I completely agree with you! I am currently living in an apartment and suffering terribly from the horribly LOUD child upstairs. Her mother is also very loud and obnoxious. The child is only two, a girl, but STOMPS about very loudly, and runs loudly indoors, all day long until late night! She begins from 6 or 7 a.m and goes until 9 or 10 at night.. often she jumps from furniture, jumps on the bed, drops heavy objects..and I can hea it all as if it were in my own apartment. I asked the mother not to do laundry at 6 a.m. and to please have her child cease the loud stomping, so they have started doing it as loudly as possible, all the time. The woman even told me that a lot of the stomping is HER, just to be obnoxious! Many times the bratty children of this world are learning it from the people who are raising them! There is no reason for a child, any child to be inconsiderately and unreasonably loud indoors! A child can be active outside, and a good parent will see to it that they have adequate play time outside and behave properly indoors. This is particularly true if one lives in crowded environments.
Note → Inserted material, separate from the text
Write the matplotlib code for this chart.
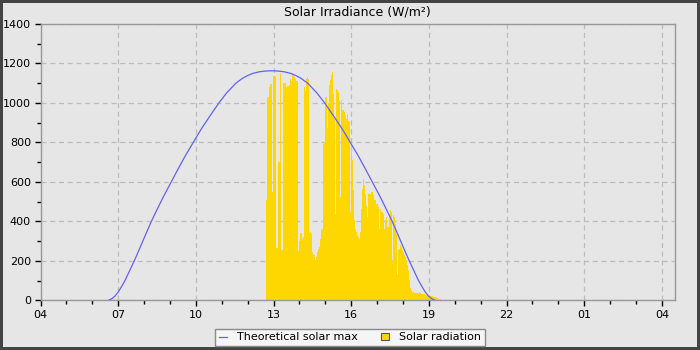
import numpy as np
from matplotlib import pyplot as plt

# theoretical clear-sky maximum (hour of day, W/m2)
curve_hours = [6.62, 6.75, 6.88, 7.00, 7.13, 7.26, 7.44, 7.62, 7.80, 7.95,
               8.10, 8.28, 8.50, 8.75, 9.05, 9.30, 9.60, 9.90, 10.20, 10.55,
               10.89, 11.20, 11.55, 11.80, 12.00, 12.20, 12.45, 12.70, 12.93,
               13.16, 13.41, 13.66, 13.86, 14.06, 14.31, 14.66, 14.97, 15.31, 15.66,
               15.96, 16.26, 16.56, 16.81, 17.11, 17.36, 17.58, 17.76, 17.91, 18.06,
               18.24, 18.42, 18.60, 18.73, 18.86, 18.98, 19.11, 19.24]
curve_values = [0, 8, 22, 42, 70, 100, 150, 200, 254, 300,
                346, 400, 460, 526, 600, 662, 734, 800, 866, 935,
                1000, 1052, 1100, 1124, 1138, 1149, 1157, 1161, 1162,
                1161, 1157, 1149, 1138, 1124, 1100, 1052, 1000, 935, 866,
                800, 734, 662, 600, 526, 460, 400, 346, 300, 254,
                200, 150, 100, 70, 42, 22, 8, 0]

# measured solar radiation, one sample every ~2.3 minutes starting 12:42
rad_start_hour = 12.70
rad_step_min = 2.317
rad_values = [
  510, 1025, 1030, 1080, 1095, 1095, 550, 1135, 1135, 1135,
  265, 265, 700, 700, 1150, 255, 255, 1100, 1100, 1100,
  1080, 1085, 1085, 1090, 1120, 1110, 1150, 1140, 1130, 1120,
  1110, 1110, 250, 300, 340, 340, 310, 320, 1080, 1060,
  1120, 1130, 1120, 340,
  346, 338, 245, 236, 228, 203, 220, 245, 262, 270,
  312, 355, 363, 793, 802, 1030, 1030, 870, 1000, 1090,
  1114, 1140, 1156, 1046, 920, 439, 1072, 1063, 1055, 1010,
  523, 1013, 962, 962, 955, 937, 920, 945, 910, 903,
  447, 785, 709, 557, 405, 363, 346, 329,
  320, 312, 346, 464, 565, 616, 582, 540, 480, 422,
  540, 540, 540, 549, 549, 532, 510, 510, 490, 490,
  473, 363, 464, 447, 447, 439, 363, 405, 422, 371,
  371, 439, 456, 447, 203, 430, 422, 388, 338, 127,
  253, 262,
  280, 272, 255, 246, 230, 221, 204, 178, 153, 102,
  60, 51, 42, 42, 37, 37, 37, 37, 37, 42,
  37, 30, 30, 30, 30, 25, 25, 25, 20, 20,
  20, 20, 20, 17, 17, 17, 14, 14, 8, 8,
  8, 3]

x_tick_hours = [4, 7, 10, 13, 16, 19, 22, 25, 28]
x_tick_labels = ['04', '07', '10', '13', '16', '19', '22', '01', '04']

BG = '#e6e6e6'
GOLD = '#ffd700'
BLUE = '#6262f5'

plt.rcParams['font.family'] = 'DejaVu Sans'
plt.rcParams['font.size'] = 8

fig = plt.figure(figsize=(7, 3.5), dpi=100)
fig.patch.set_facecolor(BG)
fig.patch.set_edgecolor('#444444')
fig.patch.set_linewidth(3)
ax = fig.add_axes([0.058, 0.142, 0.906, 0.790])
ax.set_facecolor(BG)

step_h = rad_step_min / 60.0
edges = rad_start_hour + step_h * np.arange(len(rad_values) + 1)
bars = ax.stairs(rad_values, edges, fill=True, color=GOLD, linewidth=0,
                 label='Solar radiation', zorder=2)
line, = ax.plot(curve_hours, curve_values, color=BLUE, linewidth=0.9,
                label='Theoretical solar max', zorder=3)

ax.set_xlim(4, 28.5)
ax.set_ylim(0, 1400)
ax.set_xticks(x_tick_hours)
ax.set_xticklabels(x_tick_labels)
ax.set_xticks(np.arange(4, 29), minor=True)
ax.set_yticks(np.arange(0, 1401, 200))
ax.set_yticks(np.arange(0, 1401, 100), minor=True)
ax.tick_params(which='major', length=4, width=1, color='black', labelsize=8, pad=3)
ax.tick_params(which='minor', length=3, width=1, color='black')
ax.grid(True, which='major', color='#bcbcbc', linestyle=(0, (4, 3)), linewidth=0.9)
ax.set_axisbelow(True)
for s in ax.spines.values():
  s.set_color('#999999')
  s.set_linewidth(1)

ax.set_title('Solar Irradiance (W/m²)', fontsize=9, pad=6)

leg = fig.legend([line, bars], ['Theoretical solar max', 'Solar radiation'],
                 loc='center', bbox_to_anchor=(0.5, 0.036), ncol=2,
                 fontsize=8, frameon=True, fancybox=False, framealpha=1,
                 facecolor='#f5f5f5', edgecolor='#8a8a8a', handlelength=0.8,
                 handleheight=0.7, handletextpad=0.9, columnspacing=2.0,
                 borderpad=0.35)
leg.get_frame().set_linewidth(1)
leg.legend_handles[1].set_edgecolor('#555555')
leg.legend_handles[1].set_linewidth(0.8)

fig.savefig('out.png', dpi=100, facecolor=fig.get_facecolor(),
            edgecolor=fig.get_edgecolor())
Good parenting is a key part to children becoming good citizens.
Young children sure can and do make lots of noise—playing, trying new things, clamoring for attention, fighting, getting hurt, shouting for joy over some new discovery...
Depending on both the circumstances at hand and your perspective, children's noise can seem musical (even magical) or downright annoying.
I'm not really sure if the kids in your old neighborhood were especially ill-behaved and left to run amok, or simply engaging in normal, exuberant childhood behavior that sometimes needs temperng by a caring parent or other adult.
But K.J., since you say children are "naturally loud" (which would include each of us at one period of our lives), would you have parents "control" this natural behavior? If so, how, and to what degree?
No doubt you deserve your quiet wooded environment. Everyone needs a peaceful refuge from whatever noise disturbs their peace of mind.
I find that sitting beside a mountain stream produces a calmness beyond compare. Although not silent, the cascading water is extreemly soothing.
I sometimes hear music in the water!